Sechs Jahre wartete die Lena auf ihren Fidl, der 1915 in russische Kriegsgefangenschaft geraten war. Seine Briefe und die Erzählungen ihrer Großmutter verdichtet die Autorin zu einem Panorama unterschiedlichster Gefühle und Ereignisse. Was Krieg, Kampf und das massenhafte Sterben für den einzelnen Soldaten bedeutet, wie Tiroler bei ukrainischen Bauern arbeiten und russische Gefangene beim Grödner Bahnbau helfen, warum ein Welschtiroler zuerst für den österreichischen Kaiser und dann für Italien kämpfen muß, Helene Flöss weiß es anschaulich und spannend niederzuschreiben, wobei nicht nur die große Politik eine Rolle spielt, sondern vor allem Traditionen und Lebensart der kleinen Leute, die ihre Folgen tragen müssen.
Bevor Lena stirbt, hinterläßt sie ihrer Enkelin die Gewißheit, daß es mit dem Sterben wie mit dem Einschlafen sei: man merke den Augenblick nicht, in dem man vom einen Zustand in den anderen tritt.

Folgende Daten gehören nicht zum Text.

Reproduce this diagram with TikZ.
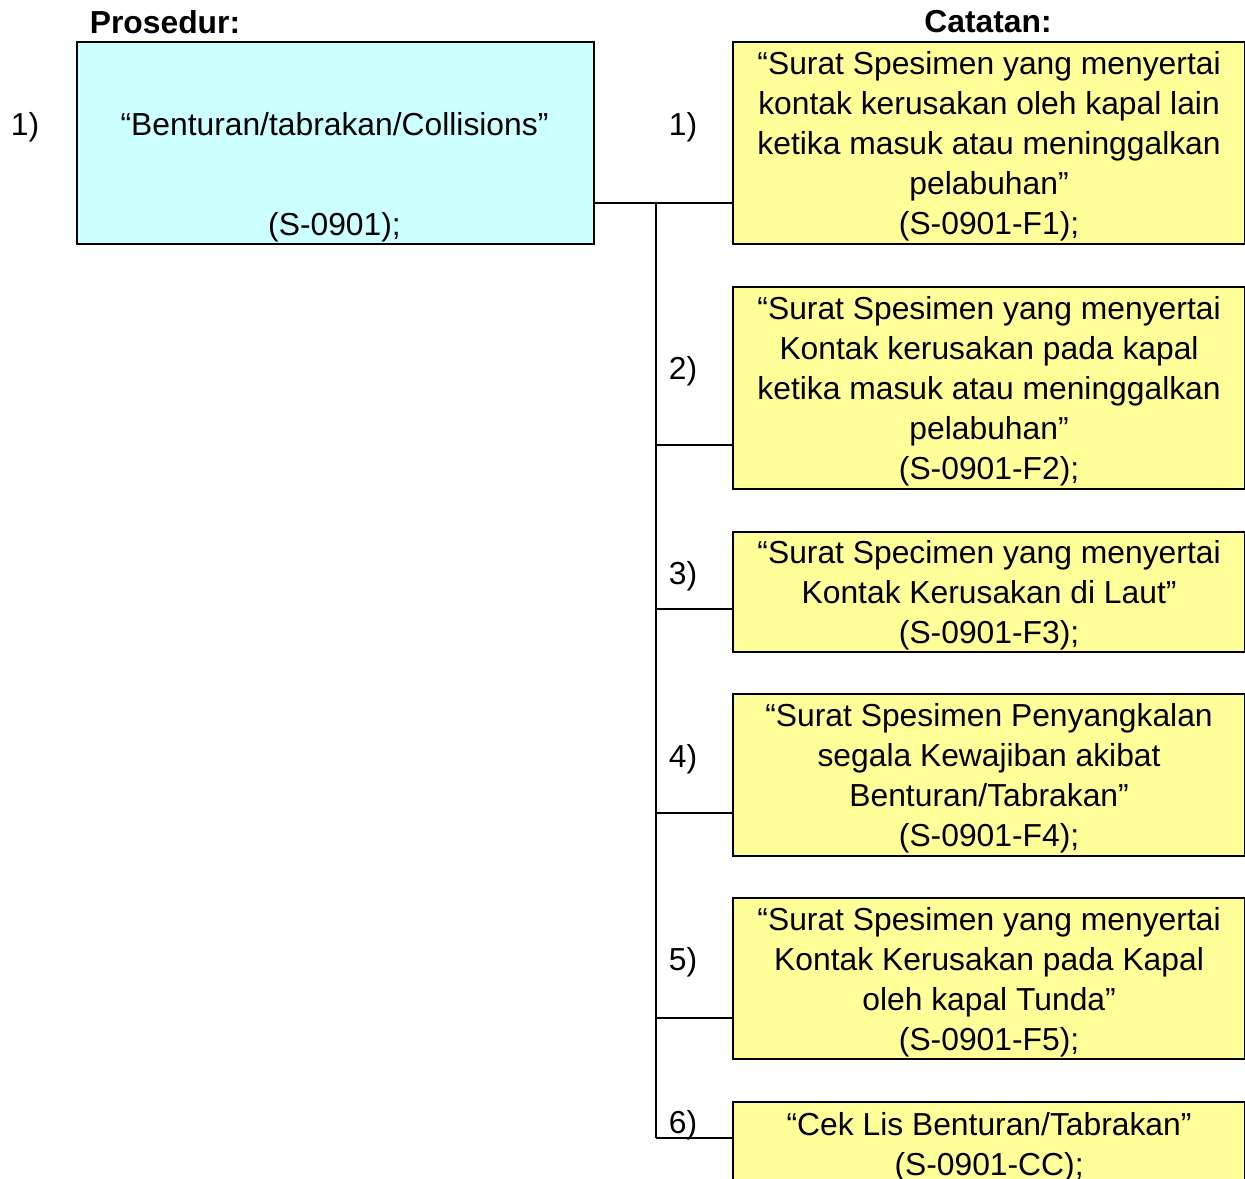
\documentclass[tikz,border=0pt]{standalone}
\usepackage{fontspec}
\setmainfont{Liberation Sans}
\usetikzlibrary{positioning}

\definecolor{proccyan}{HTML}{CCFFFF}
\definecolor{noteyellow}{HTML}{FFFF99}

\tikzset{
  txt/.style={font=\fontsize{9.05}{11.38}\selectfont, inner sep=0pt, align=center},
  head/.style={txt, font=\fontsize{9.05}{11.38}\selectfont\bfseries},
  procbox/.style={draw=black, line width=0.6pt, fill=proccyan, anchor=north west,
                  minimum width=5.17cm, minimum height=2.02cm, inner sep=0pt},
  notebox/.style={txt, draw=black, line width=0.6pt, fill=noteyellow, anchor=north west,
                  minimum width=5.12cm, text depth=0pt},
  link/.style={draw=black, line width=0.6pt}
}

\begin{document}
\begin{tikzpicture}
\useasboundingbox (0,0) rectangle (12.45,-11.78);

% column heads
\node[head] (hproc) at (1.65,-0.22) {Prosedur:};
\node[head] (hnote) at (9.88,-0.22) {Catatan:};

% procedure box
\node[txt] (pnum) at (0.25,-1.27) {1)};
\node[procbox] (proc) at (0.76,-0.41) {};
\node[txt] (ptitle) at (3.345,-1.24) {“Benturan/tabrakan/Collisions”};
\node[txt] (pcode) at (3.345,-2.27) {(S-0901);};

% notes
\node[notebox, minimum height=2.02cm] (note1) at (7.32,-0.41)
  {“Surat Spesimen yang menyertai\\kontak kerusakan oleh kapal lain\\ketika masuk atau meninggalkan\\pelabuhan”\\(S-0901-F1);};
\node[notebox, minimum height=2.02cm] (note2) at (7.32,-2.86)
  {“Surat Spesimen yang menyertai\\Kontak kerusakan pada kapal\\ketika masuk atau meninggalkan\\pelabuhan”\\(S-0901-F2);};
\node[notebox, minimum height=1.20cm] (note3) at (7.32,-5.31)
  {“Surat Specimen yang menyertai\\Kontak Kerusakan di Laut”\\(S-0901-F3);};
\node[notebox, minimum height=1.62cm] (note4) at (7.32,-6.93)
  {“Surat Spesimen Penyangkalan\\segala Kewajiban akibat\\Benturan/Tabrakan”\\(S-0901-F4);};
\node[notebox, minimum height=1.61cm] (note5) at (7.32,-8.97)
  {“Surat Spesimen yang menyertai\\Kontak Kerusakan pada Kapal\\oleh kapal Tunda”\\(S-0901-F5);};
\node[notebox, minimum height=0.84cm] (note6) at (7.32,-11.01)
  {“Cek Lis Benturan/Tabrakan”\\(S-0901-CC);};

% numbers beside the notes
\node[txt] (n1) at (6.83,-1.27) {1)};
\node[txt] (n2) at (6.83,-3.71) {2)};
\node[txt] (n3) at (6.83,-5.76) {3)};
\node[txt] (n4) at (6.83,-7.59) {4)};
\node[txt] (n5) at (6.83,-9.62) {5)};
\node[txt] (n6) at (6.83,-11.25) {6)};

% branch points on the trunk
\coordinate (j1) at (6.56,-2.03);
\coordinate (j2) at (6.56,-4.45);
\coordinate (j3) at (6.56,-6.09);
\coordinate (j4) at (6.56,-8.13);
\coordinate (j5) at (6.56,-10.18);
\coordinate (j6) at (6.56,-11.38);

\draw[link] (proc.east |- j1) -- (note1.west |- j1);
\draw[link] (j1) -- (j6);
\foreach \i in {2,...,6}
  \draw[link] (j\i) -- (note\i.west |- j\i);

\end{tikzpicture}
\end{document}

Man wache eben dann in einer anderen Welt auf.
Es ist auch eine andere Welt, von der sich "das Kind" im Roman von der "Großmutter" erzählen läßt. Es ist eine vergangene Welt, mit der uns aber immer noch viel und Entscheidendes verbindet. Es ist nicht Nostalgie, die Helene Flöss bewegt, sondern der Wunsch zu verstehen, wie alles geworden ist. Daß darüber ein Hauch Wehmut weht, wen wundert's?